In 1970 the Museum established a new Department of Geology, with Phil as Keeper. Through the 1970s, innovative and award-winning geology galleries were opened and remained popular with visitors for three decades. The geology collections were developed by astute purchases and systematic field collecting. The Museum’s research reputation was enhanced by collaborative projects such as the Bovedy meteorite in 1969, the 1972 Pollnagollum cave excavations in Fermanagh, and the 1986 Aghnadarragh mammoth discoveries near Lough Neagh.

MISSION

Phil’s personal mission to raise the profile of geology, geology collections and museums took him beyond Northern Ireland. He was prominent in the Museum Assistants Group and helped to found the Geological Curators’ Group in 1974. After his ground-breaking survey of museums (The State and Status of Geology in UK Museums, GCG 1981), he served as GCG chairman in the mid-1980s and was awarded its Brighton Medal in 2010. As a Council member of the Museums Association, he became involved with their Information Retrieval Group and helped to pioneer new methods of managing information about museum objects in the 1970s and 1980s.

Phil was a master communicator. This talent was evident in his many radio and TV broadcasts, and in his writings – most notably his words to UNESCO which helped the Giant’s Causeway to achieve World Heritage Site status in 1986. The Dinosaurs Alive! exhibition in 1992 brought giant, robotic dinosaurs to Ireland for the first time – attracting nearly 200,000 paying visitors to the normally free-admission Ulster Museum.

His love of fieldwork meant that site conservation and interpretation were constant career threads. He was a founder and chairman of the Geological Society’s GeoConservation Commission. In retirement, he wrote hundreds of ‘plain-language’ site summaries for Northern Ireland’s Earth Science Conservation Review (www.habitas.org.uk/escr).

HOLISTIC

Phil had a holistic understanding of the natural world. From the early 1990s, by then Head of the Museum’s Sciences Division, he helped to nurture an infant environmental records centre that later became Northern Ireland’s Centre for Environmental Data and Recording. He was a member of the Northern Ireland Biodiversity Group which, in 2002, published the national Biodiversity Strategy.

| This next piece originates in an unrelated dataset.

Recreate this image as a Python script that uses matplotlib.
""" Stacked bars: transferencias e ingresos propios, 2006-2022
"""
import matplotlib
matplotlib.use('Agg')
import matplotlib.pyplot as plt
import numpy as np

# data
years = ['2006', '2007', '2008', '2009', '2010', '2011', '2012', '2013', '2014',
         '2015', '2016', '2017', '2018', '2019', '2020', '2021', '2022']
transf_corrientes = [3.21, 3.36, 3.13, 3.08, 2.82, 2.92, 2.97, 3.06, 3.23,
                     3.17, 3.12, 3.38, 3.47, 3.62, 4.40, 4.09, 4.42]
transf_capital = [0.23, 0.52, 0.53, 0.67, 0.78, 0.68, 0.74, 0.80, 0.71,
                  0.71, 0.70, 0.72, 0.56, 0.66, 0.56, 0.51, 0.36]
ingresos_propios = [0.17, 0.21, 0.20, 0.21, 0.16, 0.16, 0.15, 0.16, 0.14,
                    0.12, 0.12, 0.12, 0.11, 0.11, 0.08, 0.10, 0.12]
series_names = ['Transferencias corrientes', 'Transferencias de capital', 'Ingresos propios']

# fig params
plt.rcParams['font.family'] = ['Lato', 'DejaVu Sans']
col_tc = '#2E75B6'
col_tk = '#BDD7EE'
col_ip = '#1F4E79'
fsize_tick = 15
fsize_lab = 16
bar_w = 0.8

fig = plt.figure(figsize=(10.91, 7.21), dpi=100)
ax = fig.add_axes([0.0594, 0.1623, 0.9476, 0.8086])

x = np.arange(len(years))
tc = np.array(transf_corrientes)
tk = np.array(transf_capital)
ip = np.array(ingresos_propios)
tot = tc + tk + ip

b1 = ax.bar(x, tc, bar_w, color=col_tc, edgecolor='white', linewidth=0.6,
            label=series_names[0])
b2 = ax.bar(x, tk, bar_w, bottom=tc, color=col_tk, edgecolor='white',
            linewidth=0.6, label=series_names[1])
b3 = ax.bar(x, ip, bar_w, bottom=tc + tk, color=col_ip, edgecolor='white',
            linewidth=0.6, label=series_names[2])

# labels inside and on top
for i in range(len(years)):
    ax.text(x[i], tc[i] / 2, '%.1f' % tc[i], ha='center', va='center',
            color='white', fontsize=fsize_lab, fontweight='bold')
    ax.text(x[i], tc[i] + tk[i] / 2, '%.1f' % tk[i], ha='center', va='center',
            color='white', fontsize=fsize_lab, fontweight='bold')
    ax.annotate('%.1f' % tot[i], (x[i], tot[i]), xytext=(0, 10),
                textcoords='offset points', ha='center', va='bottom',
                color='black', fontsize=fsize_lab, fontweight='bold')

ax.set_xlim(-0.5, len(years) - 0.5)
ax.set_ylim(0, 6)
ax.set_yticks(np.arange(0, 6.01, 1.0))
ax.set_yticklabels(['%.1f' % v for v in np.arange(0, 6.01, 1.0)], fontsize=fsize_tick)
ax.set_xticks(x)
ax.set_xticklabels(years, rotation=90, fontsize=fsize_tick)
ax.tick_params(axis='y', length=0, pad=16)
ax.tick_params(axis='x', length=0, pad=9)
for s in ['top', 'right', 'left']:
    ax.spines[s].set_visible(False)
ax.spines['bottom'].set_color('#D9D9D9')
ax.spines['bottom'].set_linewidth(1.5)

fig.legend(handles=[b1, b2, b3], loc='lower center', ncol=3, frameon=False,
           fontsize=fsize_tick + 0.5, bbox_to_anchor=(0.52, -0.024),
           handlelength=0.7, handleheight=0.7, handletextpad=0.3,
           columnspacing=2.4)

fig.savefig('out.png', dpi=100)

He also supported the work of local and regional voluntary groups, such as the Belfast Geologists’ Society, the Belfast Naturalists’ Field Club and Earth Science Ireland – all three of which he led as president or chairman at different times.

Phil was born in Wombwell, Yorkshire on 5 March 1937, died in Belfast on 14 January 2013 and is survived by three children, James, Sarah and Peter.